The Syrian government and the main opposition umbrella group say they accept the terms of a deal to cease hostilities from Saturday.
The government said it would halt “combat operations” in line with the plan announced by the US and Russia.
But the opposition said its acceptance depended on government forces ending sieges and air strikes of civilians.
The deal will not apply to the two main jihadist groups in Syria, Islamic State (IS) and the rival al-Nusra Front.
Al-Nusra is an affiliate of al-Qaeda and forms part of a major rebel alliance that controls large parts of the country’s north-west.
More than 250,000 people have died in almost five years of war in Syria.
Eleven million others have fled their homes as forces loyal to President Bashar al-Assad and those opposed to his rule battle each other, as well as IS militants.
Under the terms of the agreement announced by the US and Russia on Monday, the Syrian government and opposition were required to indicate by noon on Friday (10:00 GMT) whether they would comply with the cessation of hostilities.
The High Negotiation Committee (HNC), which represents most of the main opposition and rebel factions, issued a statement after a meeting in Saudi Arabia saying it was “committed to the success of the international efforts dedicated to ending Syrian bloodshed”.

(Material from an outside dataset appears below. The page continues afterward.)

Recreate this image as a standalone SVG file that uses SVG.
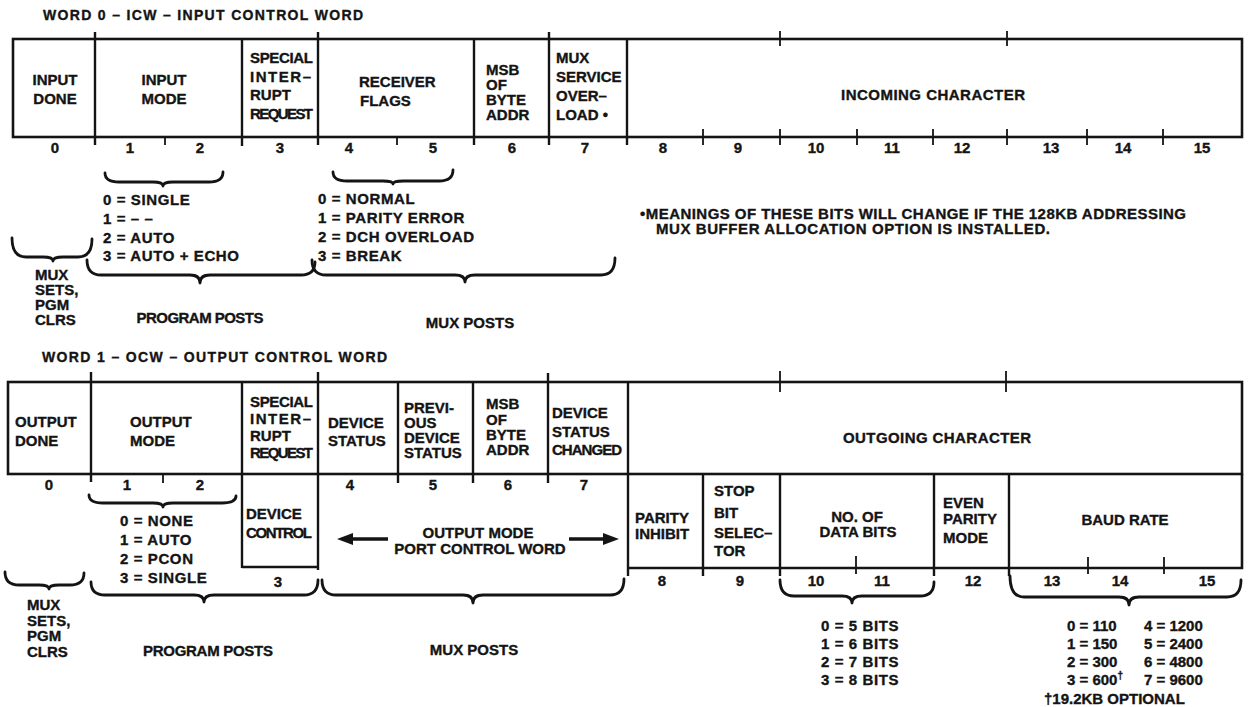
<svg xmlns="http://www.w3.org/2000/svg" width="1248" height="707" viewBox="0 0 1248 707">
<style>
.bx{fill:none;stroke:#141414;stroke-width:2.6}
.ln{fill:none;stroke:#141414;stroke-width:2.4}
.tk{fill:none;stroke:#141414;stroke-width:1.8}
.br{fill:none;stroke:#141414;stroke-width:2.8;stroke-linecap:round;stroke-linejoin:round}
.ar{fill:none;stroke:#141414;stroke-width:3.4}
.ah{fill:#141414}
text{font-family:"Liberation Sans",Arial,Helvetica,sans-serif;font-weight:700;font-size:15px;fill:#141414;stroke:#141414;stroke-width:0.35}
.m{text-anchor:middle}
.ls{letter-spacing:0.6px}
.ttl{font-size:14px}
.sup{font-size:10px}
</style>
<rect width="1248" height="707" fill="#ffffff"/>

<!-- ===== WORD 0 ===== -->
<g id="word0-title"><text class="ttl" x="43" y="20" textLength="320">WORD 0 – ICW – INPUT CONTROL WORD</text></g>
<g id="word0-frame">
<rect class="bx" x="13" y="39" width="1229" height="98"/>
<path class="ln" d="M95 32V145 M242 39V146 M318 32V145 M474 39V145 M549 32V145 M627 39V145"/>
<path class="tk" d="M165 137V145 M397 137V145 M703 129V145 M780 31V46 M780 129V145 M857 129V145 M933 129V145 M1007 31V46 M1007 129V145 M1087 129V145 M1163 129V145"/>
</g>
<g id="word0-bits">
<text class="m" x="55" y="153">0</text>
<text class="m" x="130" y="153">1</text>
<text class="m" x="200" y="153">2</text>
<text class="m" x="280" y="153">3</text>
<text class="m" x="349" y="153">4</text>
<text class="m" x="433" y="153">5</text>
<text class="m" x="512" y="153">6</text>
<text class="m" x="585" y="153">7</text>
<text class="m" x="663" y="153">8</text>
<text class="m" x="738" y="153">9</text>
<text class="m" x="816" y="153">10</text>
<text class="m" x="892" y="153">11</text>
<text class="m" x="962" y="153">12</text>
<text class="m" x="1051" y="153">13</text>
<text class="m" x="1123" y="153">14</text>
<text class="m" x="1202" y="153">15</text>
</g>
<g id="w0-input-done"><text class="m" x="55" y="85">INPUT</text><text class="m" x="55" y="104">DONE</text></g>
<g id="w0-input-mode"><text class="m" x="164" y="85">INPUT</text><text class="m" x="164" y="104">MODE</text></g>
<g id="w0-special"><text x="250" y="63" textLength="63">SPECIAL</text><text x="250" y="82" textLength="61">INTER–</text><text x="250" y="100">RUPT</text><text x="250" y="119" textLength="63">REQUEST</text></g>
<g id="w0-receiver"><text x="359" y="87">RECEIVER</text><text x="360" y="106">FLAGS</text></g>
<g id="w0-msb"><text x="486" y="75">MSB</text><text x="486" y="90">OF</text><text x="486" y="105">BYTE</text><text x="486" y="120">ADDR</text></g>
<g id="w0-mux-service"><text x="556" y="63">MUX</text><text x="556" y="82">SERVICE</text><text x="556" y="101">OVER–</text><text x="556" y="120">LOAD •</text></g>
<g id="w0-incoming"><text class="m" x="933" y="100" textLength="184">INCOMING CHARACTER</text></g>

<g id="w0-input-mode-values">
<text class="ls" x="103" y="205">0 = SINGLE</text>
<text class="ls" x="103" y="224">1 = – –</text>
<text class="ls" x="103" y="243">2 = AUTO</text>
<text class="ls" x="103" y="261">3 = AUTO + ECHO</text>
</g>
<g id="w0-receiver-values">
<text class="ls" x="318" y="204">0 = NORMAL</text>
<text class="ls" x="318" y="223">1 = PARITY ERROR</text>
<text class="ls" x="318" y="242">2 = DCH OVERLOAD</text>
<text class="ls" x="318" y="261">3 = BREAK</text>
</g>
<g id="w0-mux-sets"><text x="35" y="280">MUX</text><text x="35" y="295">SETS,</text><text x="35" y="310">PGM</text><text x="35" y="325">CLRS</text></g>
<g id="w0-program-posts"><text class="m" x="200" y="323" textLength="127">PROGRAM POSTS</text></g>
<g id="w0-mux-posts"><text class="m" x="470" y="328">MUX POSTS</text></g>
<g id="footnote">
<text x="640" y="219" textLength="546">•MEANINGS OF THESE BITS WILL CHANGE IF THE 128KB ADDRESSING</text>
<text x="656" y="234" textLength="394">MUX BUFFER ALLOCATION OPTION IS INSTALLED.</text>
</g>

<!-- ===== WORD 1 ===== -->
<g id="word1-title"><text class="ttl" x="42" y="362" textLength="345">WORD 1 – OCW – OUTPUT CONTROL WORD</text></g>
<g id="word1-frame">
<rect class="bx" x="8" y="382" width="1234" height="92"/>
<path class="ln" d="M91 372V482 M242 382V568 M318 372V570 M398 382V483 M473 382V483 M548 373V483 M628 382V576"/>
<path class="bx" d="M242 567H318 M628 568H1242V474"/>
<path class="ln" d="M703 474V576 M780 474V576 M934 474V576 M1009 474V576"/>
<path class="tk" d="M163 474V483 M780 371V392 M1006 371V392 M856 556V574 M1088 557V574 M1164 557V574"/>
</g>
<g id="word1-bits">
<text class="m" x="49" y="490">0</text>
<text class="m" x="127" y="490">1</text>
<text class="m" x="200" y="490">2</text>
<text class="m" x="350" y="490">4</text>
<text class="m" x="433" y="490">5</text>
<text class="m" x="508" y="490">6</text>
<text class="m" x="584" y="490">7</text>
<text class="m" x="278" y="587">3</text>
<text class="m" x="662" y="586">8</text>
<text class="m" x="740" y="586">9</text>
<text class="m" x="816" y="586">10</text>
<text class="m" x="882" y="586">11</text>
<text class="m" x="973" y="586">12</text>
<text class="m" x="1052" y="586">13</text>
<text class="m" x="1120" y="586">14</text>
<text class="m" x="1207" y="586">15</text>
</g>
<g id="w1-output-done"><text x="15" y="427">OUTPUT</text><text x="15" y="446">DONE</text></g>
<g id="w1-output-mode"><text x="130" y="427">OUTPUT</text><text x="130" y="446">MODE</text></g>
<g id="w1-special"><text x="250" y="407" textLength="63">SPECIAL</text><text x="250" y="424" textLength="61">INTER–</text><text x="250" y="441">RUPT</text><text x="250" y="458" textLength="63">REQUEST</text></g>
<g id="w1-device-status"><text x="328" y="428">DEVICE</text><text x="328" y="446">STATUS</text></g>
<g id="w1-previous"><text x="404" y="413">PREVI-</text><text x="404" y="428">OUS</text><text x="404" y="443">DEVICE</text><text x="404" y="458">STATUS</text></g>
<g id="w1-msb"><text x="486" y="409">MSB</text><text x="486" y="425">OF</text><text x="486" y="440">BYTE</text><text x="486" y="455">ADDR</text></g>
<g id="w1-status-changed"><text x="552" y="418">DEVICE</text><text x="552" y="437">STATUS</text><text x="552" y="455" textLength="70">CHANGED</text></g>
<g id="w1-outgoing"><text class="m" x="937" y="443" textLength="188">OUTGOING CHARACTER</text></g>
<g id="w1-device-control"><text x="246" y="519">DEVICE</text><text x="246" y="538" textLength="66">CONTROL</text></g>
<g id="w1-port-control"><text class="m" x="478" y="538">OUTPUT MODE</text><text class="m" x="480" y="554">PORT CONTROL WORD</text></g>
<g id="w1-parity-inhibit"><text x="635" y="523">PARITY</text><text x="635" y="539">INHIBIT</text></g>
<g id="w1-stop-bit"><text x="714" y="496">STOP</text><text x="714" y="518">BIT</text><text x="714" y="538">SELEC–</text><text x="714" y="556">TOR</text></g>
<g id="w1-data-bits"><text class="m" x="857" y="522">NO. OF</text><text class="m" x="858" y="537">DATA BITS</text></g>
<g id="w1-even-parity"><text x="943" y="508">EVEN</text><text x="943" y="524">PARITY</text><text x="943" y="543">MODE</text></g>
<g id="w1-baud-rate"><text class="m" x="1125" y="525">BAUD RATE</text></g>

<g id="w1-output-mode-values">
<text class="ls" x="120" y="526">0 = NONE</text>
<text class="ls" x="120" y="545">1 = AUTO</text>
<text class="ls" x="120" y="564">2 = PCON</text>
<text class="ls" x="120" y="583">3 = SINGLE</text>
</g>
<g id="w1-mux-sets"><text x="27" y="610">MUX</text><text x="27" y="626">SETS,</text><text x="27" y="641">PGM</text><text x="27" y="657">CLRS</text></g>
<g id="w1-program-posts"><text class="m" x="208" y="656" textLength="130">PROGRAM POSTS</text></g>
<g id="w1-mux-posts"><text class="m" x="474" y="655">MUX POSTS</text></g>
<g id="w1-data-bits-values">
<text class="ls" x="821" y="631">0 = 5 BITS</text>
<text class="ls" x="821" y="649">1 = 6 BITS</text>
<text class="ls" x="821" y="667">2 = 7 BITS</text>
<text class="ls" x="821" y="685">3 = 8 BITS</text>
</g>
<g id="w1-baud-values">
<text x="1067" y="631">0 = 110</text><text x="1144" y="631">4 = 1200</text>
<text x="1067" y="649">1 = 150</text><text x="1144" y="649">5 = 2400</text>
<text x="1067" y="667">2 = 300</text><text x="1144" y="667">6 = 4800</text>
<text x="1067" y="685">3 = 600<tspan class="sup" dy="-6">†</tspan></text><text x="1144" y="685">7 = 9600</text>
<text x="1044" y="704">†19.2KB OPTIONAL</text>
</g>

<!-- ===== CONNECTORS (braces, arrows) ===== -->
<g id="connectors">
<path class="br" d="M105 173Q105 182 119 182L153 182Q163 182 163 186Q163 182 173 182L209 182Q223 182 223 172"/>
<path class="br" d="M12 238Q12 257 26 257L43 257Q53 257 53 261Q53 257 63 257L78 257Q92 257 92 239"/>
<path class="br" d="M87 260Q87 275 101 275L190 275Q200 275 200 283Q200 275 210 275L301 275Q315 275 315 262"/>
<path class="br" d="M333 172Q333 181 347 181L383 181Q393 181 393 184Q393 181 403 181L439 181Q453 181 453 170"/>
<path class="br" d="M312 260Q312 275 326 275L455 275Q465 275 465 282Q465 275 475 275L601 275Q615 275 615 258"/>
<path class="br" d="M89 495Q89 503 103 503L153 503Q163 503 163 507Q163 503 173 503L222 503Q236 503 236 496"/>
<path class="br" d="M5 572Q5 585 19 585L39 585Q49 585 49 589Q49 585 59 585L70 585Q84 585 84 573"/>
<path class="br" d="M91 582Q91 595 105 595L194 595Q204 595 204 602Q204 595 214 595L304 595Q318 595 318 580"/>
<path class="br" d="M322 580Q322 595 336 595L463 595Q473 595 473 603Q473 595 483 595L610 595Q624 595 624 579"/>
<path class="br" d="M780 580Q780 596 794 596L842 596Q852 596 852 603Q852 596 862 596L920 596Q934 596 934 582"/>
<path class="br" d="M1010 576Q1010 597 1024 597L1119 597Q1129 597 1129 605Q1129 597 1139 597L1227 597Q1241 597 1241 580"/>
<path class="ar" d="M388 539H350 M569 539H606"/>
<polygon class="ah" points="337,539 353,533 353,545"/>
<polygon class="ah" points="619,539 603,533 603,545"/>
</g>
</svg>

But it warned that “acceptance of the truce is conditional” on the implementation of UN Security Council resolution 2254, which calls on all parties to lift sieges, allow aid deliveries, halt aerial and artillery attacks on civilians, and release detainees.
The Syrian government later declared “its acceptance of a halt to combat operations on the basis of continuing military efforts to combat terrorism”.
It added that it would work with Russia, which has conducted air strikes against Mr Assad’s opponents since September, to identify areas and armed groups that were covered and reserved the right to “respond to any breach by these groups “.